My husband recently pointed out to me that I have spent years trying to be a better parent. I've read scores of books, hung out online in places like these... Devoted lots of energy to it.
And, um, a lot less energy to getting along well with him. We've been together for long enough that I thought we had it all worked out. And ok, we get on each other's nerves a lot, but it didn't seem bad to me. He thinks we should both be thinking harder about it. So, I figure if I can put so much effort into parenting I could put some more effort into being a better partner.
Can anyone recommend some resources? Books? Websites? I'm especially interested in communicating better and not being defensive - we both appear threatening to the other one on a regular basis, and the offending party is usually clueless, like 'what did I say?' but very quickly leaping to defend what s/he said to the hurt party. It usually escalates. It's not terrible, but it's not great.
Thank you for any suggestions you may have.
One thing you could do is learn about "non violent communication." There are a couple of good books on the subject, and I suspect that if you hunt around, you can could find some free stuff on the internet.

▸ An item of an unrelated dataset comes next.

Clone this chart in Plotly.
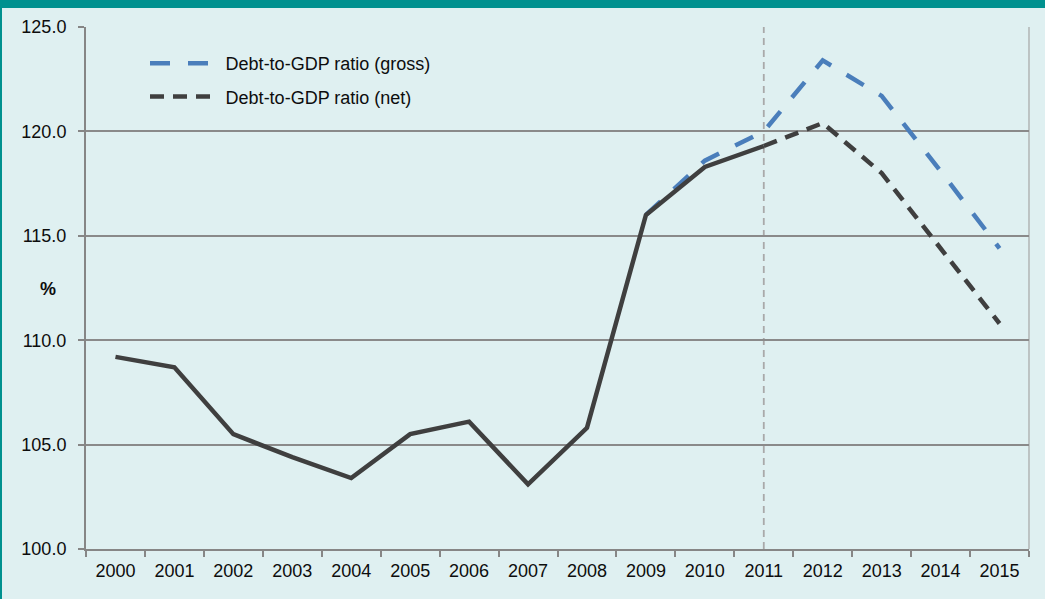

It's a method of listening to what someone is saying, and trying to understand the feelings behind the words, and then telling them back the feelings. It helps people really feel heard.
Also, figure out a way to spend time together doing something you both enjoy. Having fun together is really good for your marriage.
but everything has pros and cons
If you have never read it I really recommend both of you reading The five love languages by Gary Chapman.
A few of my friends say that The seven levels of intimacy by Matthew Kelly is a great book for strengthening marriages.
oAlisha- eternal companion to mike:, mother to three energetic boys (02):, (05), and (07) and one sweet little girl 3/13. Two in heaven.7/21/2010, 11/05/2011 .
Hold Me Tight bu Sue Johnson. Best marriage book ever. It's not about learning how to communicate, though that helps. It is about developing a secure attachment bond in your marriage. Totally works wonders.